Basée dans le Calvados et spécialisée dans l’approvisionnement et la collecte de grains, la coopérative organisait ce 26 novembre 2018 son assemblée générale au Mémorial de Caen (Calvados). Et un adhérent a interpellé le directeur de la coopérative à ce sujet. L’ordonnance en question pourrait entrer en application dès le 1er janvier 2020. Une date que Stéphane Carel juge improbable tant le nombre de points à résoudre est grand.

« Mais l’Administration a parfois des ressources insoupçonnées », lance-t-il sur le ton de la plaisanterie. Pour l’heure, « on n’imagine pas se séparer du conseil, ni de la vente. Nous attendons des nouveautés dans les textes », complète Pascal Desvages, le président de la coopérative, alors que les représentants nationaux, dont Coop de France, ont claqué la porte du ministère, le 14 novembre dernier en lui demandant de revoir sa copie.
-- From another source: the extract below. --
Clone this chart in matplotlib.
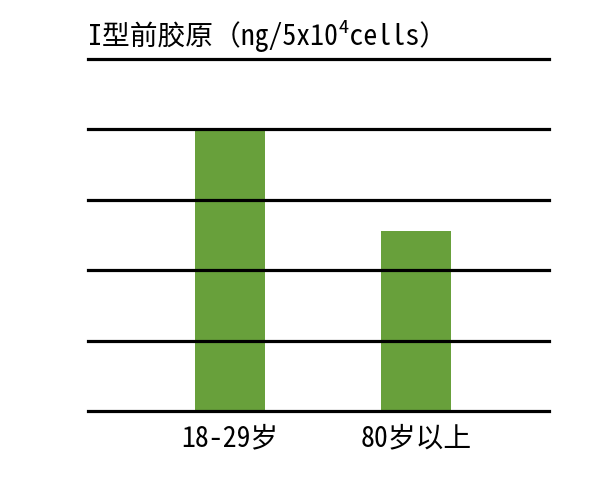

Sans nouvelles du gouvernement

Jusqu’ici les professionnels sont toujours sans nouvelles du gouvernement. La coopérative espère y voir plus clair dans les semaines à venir. Elle a prévu des réunions d’information avec les adhérents en janvier. « Créer une structure affectée au conseil comme nous l’avions envisagé au départ ne serait pas possible en l’état actuel du texte, complète son directeur. Ce dernier prévoit une séparation capitalistique et fonctionnelle du conseil et de la vente. »

Ce projet d’ordonnance est un véritable coup dur pour cette petite coopérative très appréciée de ses presque 2 000 adhérents et qui depuis 80 ans défend des valeurs de proximité et d’indépendance se mettant toujours à l’abri des grandes restructurations du secteur. Pascal Desvages voit d’ailleurs dans ce projet, « une tentative de dynamitage du modèle coopératif par pure idéologie ».

Payer la note

« Dans cette histoire, c’est encore le producteur qui paiera la note. Notre objectif, c’est vos marges. La coopérative n’est que le prolongement de vos exploitations », a martelé Pascal Desvages. Par ailleurs, l’ordonnance prévoit que les agriculteurs devront démontrer qu’ils font appel à un cabinet de conseil indépendant via un « feuillet de conseil annuel » pour pouvoir s’approvisionner en produits phytosanitaires. Et ce conseil serait à leur charge.

« À l’heure actuelle, très peu d’agriculteurs se permettent de passer par des conseillers privés. Le modèle économique de la fonction de conseil est très difficile à équilibrer. Avec ce projet de loi, des agriculteurs qui bénéficiaient de conseil gratuit avec la vente de produits risquent de ne plus en avoir du tout », craint Anne Laure Paumier, directrice adjointe de Coop de France métiers du grain.

Devenir des technico-commerciaux, mise en place de cabinets de conseil, articulation avec les impératifs liés à la mise en place des certificats d’économie de produits phytosanitaires, avenir du Certyphyto, coût pour le producteur, devenir des filières de qualité… « En l’état actuel, le projet d’ordonnance ne propose presque aucune solution concrète », confirme Anne-Laure Paumier. C’est une véritable usine à gaz qui se prépare.